8:28 – Stacy Paetz continues to look good while sideline reporting. I have no idea what race she is. I think she’s Brazilian or Chinese or something weird.

7:48 – Granger abuses Grant Hill on a little dribble step-back pull-up. Welcome back to the game, broseph. I forgot you were even on the team. Suns up 98-90.

7:16 – Thunder Dan is an assistant coach for the Suns now. Good for him. I really liked him in the booth though, so sorta unfortunate for me. Last season, Granger’s offense really reminded me of Marjele’s game. He’s proving a more capable penetrator this year so far, however. Also, less “Thunderous” in his finishes.

5:55 – Speaking of…STAT just destroyed the rim again. Then, after he got bumped by the 87-pound Travis Diener and went cascading into the front row. Diener got a technical. Lovely.

5:33 – TJ Ford misses a jumper. Good to know he’s still in the building at least, I guess. Diaw shoots a fadeaway airball from the elbow on the ensuing play. That’s at least the third airball this game. So much for pre-season.

4:40 – Granger scores, cutting it to 101-95. Then he gets his transition lay-up swatted by Diaw the next trip down.

4:22 – A loose ball is scooped up by Nash, who lobs it to Diaw, who finishes it with an impressive reverse dunk. Wait…what? Really?

3:12 – After some frighteningly frantic Pacer offense pays no dividends, Granger blocks an awkward Amare lay-up attempt. Good to know he’s at least human. Danny follows that up with a step-back midrange jumper for his 23rd point. Just as quickly, Nash flies to the hoop and converts on one of his inimitable, patented right-handed scoop layups from the left side. Suns up 105-97.

2:25 – Marquis scores on a second chance opportunity plus the harm. He hits the free-throw to cut it to 105-100.

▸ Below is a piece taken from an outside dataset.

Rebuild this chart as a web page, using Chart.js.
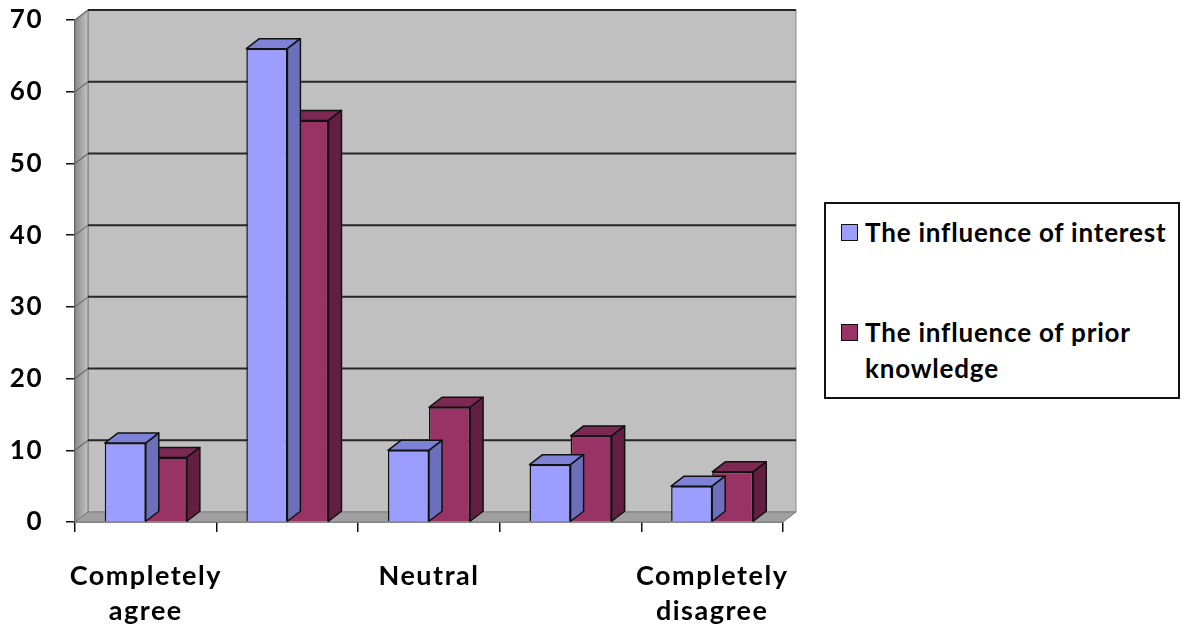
<!DOCTYPE html>
<html>
<head>
<meta charset="utf-8">
<script src="https://cdn.jsdelivr.net/npm/chart.js@4.4.0/dist/chart.umd.min.js"></script>
<style>
  html, body { margin: 0; padding: 0; background: #fff; }
  #wrap { position: relative; width: 1189px; height: 633px; overflow: hidden; }
  #chart { position: absolute; left: 0; top: 0; }
  #legend {
    position: absolute; left: 824px; top: 202px; width: 352px; height: 193px;
    border: 2px solid #111; background: #fff;
    font: bold 26px Lato, "Open Sans", sans-serif; color: #000; letter-spacing: 0.8px;
  }
  .item { position: absolute; left: 15px; width: 330px; line-height: 36px; }
  .swatch { position: absolute; left: 0; top: 10px; width: 15px; height: 15px; border: 1.5px solid #111; }
  .text { position: absolute; left: 24px; width: 310px; white-space: normal; }
</style>
</head>
<body>
<div id="wrap">
  <canvas id="chart" width="1189" height="633"></canvas>
  <div id="legend"></div>
</div>
<script>
// Survey answers, one bar pair per answer
const categories = ['Completely agree', 'Agree', 'Neutral', 'Disagree', 'Completely disagree'];
const axisLabels = [['Completely', 'agree'], '', 'Neutral', '', ['Completely', 'disagree']];
const seriesNames = ['The influence of interest', 'The influence of prior knowledge'];
const interestValues = [11, 66, 10, 8, 5];
const priorKnowledgeValues = [9, 56, 16, 12, 7];
const yTicks = [0, 10, 20, 30, 40, 50, 60, 70];

// depth of the extruded 3D look
const DX = 13, DY = 10;
const FONT = 'Lato, "Open Sans", sans-serif';

function poly(ctx, pts, fill, stroke, lw) {
  ctx.beginPath();
  ctx.moveTo(pts[0][0], pts[0][1]);
  for (let i = 1; i < pts.length; i++) ctx.lineTo(pts[i][0], pts[i][1]);
  ctx.closePath();
  if (fill) { ctx.fillStyle = fill; ctx.fill(); }
  if (stroke) { ctx.strokeStyle = stroke; ctx.lineWidth = lw || 1; ctx.stroke(); }
}

// slightly spaced lettering for the axis labels
const spacingPlugin = {
  id: 'spacing',
  beforeDraw(chart) { chart.ctx.letterSpacing = '1.5px'; }
};

// back wall, side wall, floor and gridlines behind the bars
const wallsPlugin = {
  id: 'walls',
  beforeDatasetsDraw(chart) {
    const { ctx, chartArea: a, scales: { y } } = chart;
    ctx.save();
    const L = a.left, R = a.right, T = a.top, B = a.bottom;
    poly(ctx, [[L + DX, T - DY], [R + DX, T - DY], [R + DX, B - DY], [L + DX, B - DY]], '#c0c0c0', '#8a8a8a', 1);
    const g = ctx.createLinearGradient(L, 0, L + DX, 0);
    g.addColorStop(0, '#8a8a8a');
    g.addColorStop(0.45, '#a4a4a4');
    g.addColorStop(1, '#c4c4c4');
    poly(ctx, [[L, T], [L + DX, T - DY], [L + DX, B - DY], [L, B]], g, '#7a7a7a', 1);
    poly(ctx, [[L, B], [L + DX, B - DY], [R + DX, B - DY], [R, B]], '#a0a0a0', '#7a7a7a', 1);
    yTicks.forEach(v => {
      if (v === 0) return;
      const py = y.getPixelForValue(v);
      ctx.beginPath();
      ctx.moveTo(L + DX, py - DY);
      ctx.lineTo(R + DX, py - DY);
      ctx.strokeStyle = '#262626';
      ctx.lineWidth = 2;
      ctx.stroke();
      ctx.beginPath();
      ctx.moveTo(L, py);
      ctx.lineTo(L + DX, py - DY);
      ctx.strokeStyle = '#6a6a6a';
      ctx.lineWidth = 1.2;
      ctx.stroke();
    });
    ctx.restore();
  },
  // top and side faces drawn right after each series so the next series overlaps them
  afterDatasetDraw(chart, args) {
    const { ctx } = chart;
    const ds = chart.data.datasets[args.index];
    ctx.save();
    ctx.lineJoin = 'round';
    args.meta.data.forEach(bar => {
      const { x, y, base, width } = bar.getProps(['x', 'y', 'base', 'width'], true);
      const l = x - width / 2, r = x + width / 2;
      poly(ctx, [[l, y], [l + DX, y - DY], [r + DX, y - DY], [r, y]], ds.topColor, '#111', 1.5);
      poly(ctx, [[r, y], [r + DX, y - DY], [r + DX, base - DY], [r, base]], ds.sideColor, '#111', 1.5);
    });
    ctx.restore();
  }
};

function draw() {
  const chart = new Chart(document.getElementById('chart'), {
    type: 'bar',
    data: {
      labels: categories,
      datasets: [
        {
          label: seriesNames[0], data: interestValues,
          backgroundColor: '#9b9dff', topColor: '#7e82d6', sideColor: '#6c70bb',
          borderColor: '#111', borderWidth: 1.5,
          categoryPercentage: 0.58, barPercentage: 1.0
        },
        {
          label: seriesNames[1], data: priorKnowledgeValues,
          backgroundColor: '#993366', topColor: '#7b2953', sideColor: '#631f42',
          borderColor: '#111', borderWidth: 1.5,
          categoryPercentage: 0.58, barPercentage: 1.0
        }
      ]
    },
    options: {
      responsive: false,
      devicePixelRatio: 1,
      animation: false,
      layout: { padding: { top: 20, right: 406, left: 0, bottom: 0 }, autoPadding: false },
      plugins: { legend: { display: false }, tooltip: { enabled: false } },
      scales: {
        x: {
          grid: { display: true, drawOnChartArea: false, drawTicks: true, tickLength: 10, color: '#111', lineWidth: 1.5, offset: true },
          border: { display: true, color: '#333', width: 1.5 },
          ticks: {
            autoSkip: false, maxRotation: 0, padding: 26, color: '#000',
            font: { family: FONT, size: 27, weight: 'bold', lineHeight: 1.32 },
            callback: (v, i) => axisLabels[i]
          },
          afterFit: s => { s.height = 111; s.paddingLeft = 0; s.paddingRight = 0; }
        },
        y: {
          min: 0, max: 70,
          afterBuildTicks: s => { s.ticks = yTicks.map(v => ({ value: v })); },
          grid: { display: true, drawOnChartArea: false, drawTicks: true, tickLength: 9, color: '#111', lineWidth: 1.5 },
          border: { display: true, color: '#555', width: 1.5 },
          ticks: { padding: 23, color: '#000', font: { family: FONT, size: 26, weight: 'bold' } },
          afterFit: s => { s.width = 75; s.paddingTop = 0; s.paddingBottom = 0; }
        }
      }
    },
    plugins: [spacingPlugin, wallsPlugin]
  });

  // legend box built from the chart's datasets
  const lg = document.getElementById('legend');
  const tops = [10, 110];
  chart.data.datasets.forEach((ds, i) => {
    const it = document.createElement('div');
    it.className = 'item';
    it.style.top = tops[i] + 'px';
    it.innerHTML = '<div class="swatch" style="background:' + ds.backgroundColor + '"></div><div class="text"></div>';
    it.querySelector('.text').textContent = ds.label;
    lg.appendChild(it);
  });
}

if (document.fonts && document.fonts.load) {
  document.fonts.load('bold 26px Lato').then(draw, draw);
} else {
  draw();
}
</script>
</body>
</html>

2:00 – Dubious foul call on what appeared to be a Barbosa self-trip/travel leads to a Suns bucket by guess who? Yeah, it was Amare. He has 45 and this isn’t looking good. 107-100.

1:30 – STAT gets to the line and makes both after TJ hits one of two from the line. He has 47.

1:08 – Amare back at the line. Of course makes both. That’s 49 points on a ridiculous 17/21 from the field and 15/15 from the line. Oh yeah, also 11 boards, 6 assists, 5 steals and 2 blocks. Decent game, I’d say.

0:00 – Some other shit happens, the game ends. Amare takes off his jersey and tries to throw it to someone specific in the front row. Some douchebag intercepts. Phoenix wins 113-103. Boo.